Fed swears off cake…
It seems to me that if most Fed members think in isolation that the rate path for Fed funds is now lower if we were to pool them together and force a consensus we would get the same result. The Fed here seems to want to have its cake and eat it too or rather to deny that it has any ownership of this cake and asserts that it has no intent to take even a bite.
So why are these scenarios presented to us?
I have no problem with the Fed denial that the midpoint or average or any summary statistic from these Fed funds projections represents an official outlook by the Fed. But denying that there is any forward guidance here seems a bit Pollyannaish. Clearly, there is forward guidance here.
Long standing Fed criticism:
Let me repeat a criticism I have often lodged about the Fed. It has no inflation commitment. It says that the economy operates better with inflation at 2% but is has no commitment to hit a 2% target over any time horizon. It has a mandate for full employment but it has no precise definition of full employment or any promise to make that happen in any technical way (no target for nonfarm jobs growth or for the unemployment rate). The Fed’s treatment of its SEP Fed funds rate is in this spirit. While there is no specific number promised for unemployment and no specific horizon to hit a 2% inflation rate the Fed has some very specific numbers laid out for future Fed funds rates but it wants them to have NO OFFICIAL standing at all.
The Fed: an attitude for latitude
All of this gives the Fed a great deal of latitude to make policy and I think goes a long way to explain why Fed communication so often goes off track. Moreover, since policy is made by committee it serves the Fed’s need to forge a policy consensus to have as vague a policy commitment as possible.

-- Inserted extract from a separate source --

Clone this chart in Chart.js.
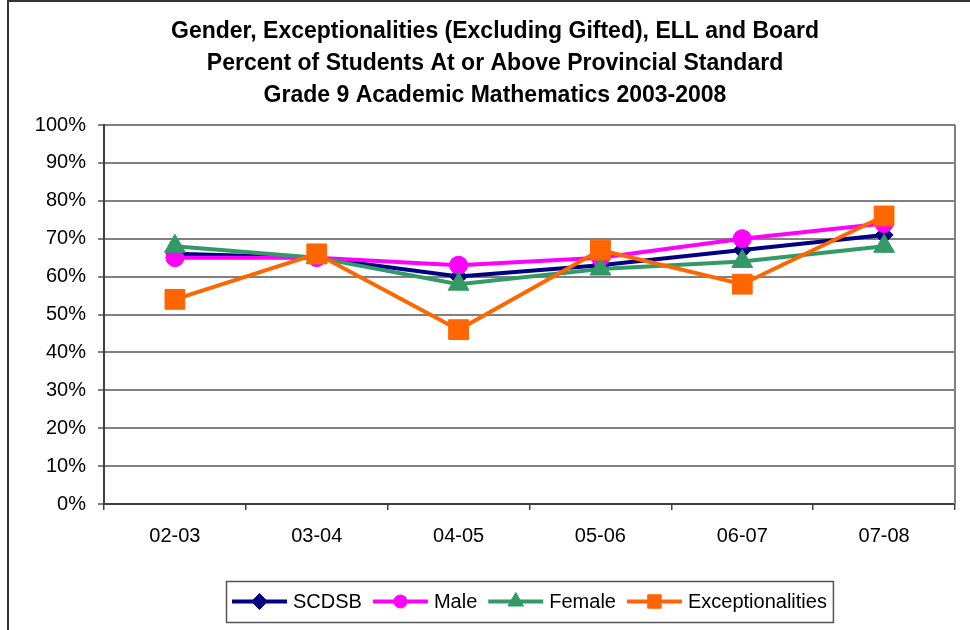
<!DOCTYPE html>
<html>
<head>
<meta charset="utf-8">
<script src="https://cdn.jsdelivr.net/npm/chart.js@4/dist/chart.umd.min.js"></script>
<style>
  html, body { margin: 0; padding: 0; background: #fff; }
  #wrap { width: 970px; height: 630px; position: relative; }
</style>
</head>
<body>
<div id="wrap"><canvas id="c" width="970" height="630"></canvas></div>
<script>
// ---- Data ----
const categories = ['02-03', '03-04', '04-05', '05-06', '06-07', '07-08'];
const scdsb = [66, 65, 60, 63, 67, 71];
const male = [65, 65, 63, 65, 70, 74];
const female = [68, 65, 58, 62, 64, 68];
const exceptionalities = [54, 66, 46, 67, 58, 76];
const seriesNames = ['SCDSB', 'Male', 'Female', 'Exceptionalities'];
const titleLines = [
  'Gender, Exceptionalities (Excluding Gifted), ELL and Board',
  'Percent of Students At or Above Provincial Standard',
  'Grade 9 Academic Mathematics 2003-2008'
];
const yTickValues = [0, 10, 20, 30, 40, 50, 60, 70, 80, 90, 100];

const FONT = "'Liberation Sans', Arial, sans-serif";
Chart.defaults.font.family = FONT;

const styles = [
  { color: '#000080', pointStyle: 'rectRot', radius: 9, legendRadius: 8, order: 3 },
  { color: '#FF00FF', pointStyle: 'circle', radius: 9, legendRadius: 6.5, order: 2 },
  { color: '#339966', pointStyle: 'triangle', radius: 12, legendRadius: 9, order: 1 },
  { color: '#FF6600', pointStyle: 'rect', radius: 14, legendRadius: 9.5, order: 0 }
];
const values = [scdsb, male, female, exceptionalities];

const datasets = values.map((v, i) => ({
  label: seriesNames[i],
  data: v,
  borderColor: styles[i].color,
  backgroundColor: styles[i].color,
  pointBackgroundColor: styles[i].color,
  pointBorderColor: styles[i].color,
  pointBorderWidth: 1,
  borderWidth: 4,
  pointStyle: styles[i].pointStyle,
  pointRadius: styles[i].radius,
  pointHoverRadius: styles[i].radius,
  tension: 0,
  order: styles[i].order,
  legendRadius: styles[i].legendRadius
}));

const decorPlugin = {
  id: 'decor',
  afterDraw(chart) {
    const ctx = chart.ctx;
    const a = chart.chartArea;
    ctx.save();
    // outer frame (top + left)
    ctx.strokeStyle = '#333333';
    ctx.lineWidth = 2;
    ctx.beginPath();
    ctx.moveTo(8, 631);
    ctx.lineTo(8, 1);
    ctx.lineTo(970, 1);
    ctx.stroke();
    // plot area right border
    ctx.strokeStyle = '#808080';
    ctx.lineWidth = 2;
    ctx.beginPath();
    ctx.moveTo(Math.round(a.right), a.top);
    ctx.lineTo(Math.round(a.right), a.bottom);
    ctx.stroke();
    // title
    ctx.fillStyle = '#000';
    ctx.font = 'bold 23px ' + FONT;
    ctx.textAlign = 'center';
    ctx.textBaseline = 'middle';
    titleLines.forEach((t, i) => ctx.fillText(t, 495, 32 + i * 32));
    // legend
    ctx.font = '20px ' + FONT;
    const lineLen = 55, gapLT = 6, gapItem = 11, padX = 6;
    const ds = chart.data.datasets;
    const widths = ds.map(d => ctx.measureText(d.label).width);
    let total = 0;
    widths.forEach((w, i) => { total += lineLen + gapLT + w + (i < ds.length - 1 ? gapItem : 0); });
    const boxW = total + padX * 2;
    const cx = (a.left + a.right) / 2;
    const boxL = Math.round(cx - boxW / 2);
    const boxT = 581, boxH = 41;
    const midY = boxT + boxH / 2;
    ctx.strokeStyle = '#555555';
    ctx.lineWidth = 1.5;
    ctx.strokeRect(boxL + 0.5, boxT + 0.5, boxW, boxH);
    let x = boxL + padX;
    ds.forEach((d, i) => {
      ctx.strokeStyle = d.borderColor;
      ctx.fillStyle = d.borderColor;
      ctx.lineWidth = 4;
      ctx.beginPath();
      ctx.moveTo(x, midY);
      ctx.lineTo(x + lineLen, midY);
      ctx.stroke();
      ctx.lineWidth = 1;
      Chart.helpers.drawPoint(ctx, { pointStyle: d.pointStyle, radius: d.legendRadius, rotation: 0, borderWidth: 1 }, x + lineLen / 2, midY);
      ctx.fillStyle = '#000';
      ctx.textAlign = 'left';
      ctx.textBaseline = 'middle';
      ctx.fillText(d.label, x + lineLen + gapLT, midY + 1);
      x += lineLen + gapLT + widths[i] + gapItem;
    });
    ctx.restore();
  }
};

new Chart(document.getElementById('c'), {
  type: 'line',
  data: { labels: categories, datasets },
  options: {
    responsive: false,
    animation: false,
    events: [],
    layout: { padding: { top: 125, left: 8, right: 7, bottom: 0 } },
    plugins: { legend: { display: false }, title: { display: false }, tooltip: { enabled: false } },
    scales: {
      x: {
        offset: true,
        grid: { display: true, offset: true, drawOnChartArea: false, drawTicks: true, tickLength: 6, color: '#404040', lineWidth: 1.5 },
        border: { color: '#404040', width: 2 },
        ticks: { color: '#000', font: { size: 20 }, padding: 14, maxRotation: 0 },
        afterFit(scale) { scale.height = 126; }
      },
      y: {
        min: 0, max: 100,
        afterBuildTicks(scale) { scale.ticks = yTickValues.map(v => ({ value: v })); },
        grid: { color: '#808080', lineWidth: 2, tickLength: 6 },
        border: { color: '#404040', width: 2 },
        ticks: { color: '#000', font: { size: 20 }, padding: 12, callback: v => v + '%' },
        afterFit(scale) { scale.width = 96; }
      }
    }
  },
  plugins: [decorPlugin]
});
</script>
</body>
</html>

In Yellen’s remarks today we see a lot of the cautious Janet Yellen from the post FOMC meeting press conference. When pressed under questioning she talked about headwinds as being the reason that the Fed funds rate is so far below the Taylor Rule rate that otherwise might prevail. However, when pressed about the prospect of recession by year-end she asserted that such a risk was quite low.
Still: Fed under pressure
In separate harangues Yellen has been pressured over the five banks that have failed the ‘living will’ mandate. There is also concern about ongoing banking sector consolidation and about the regulatory impact on small banks. In addition the Fed was criticized on grounds of having poor diversity. There are women in high positions at the Fed but no people of color. Elizabeth Warren wants Congress to take a hard look at the regional bank president selection process in order to get more diversity.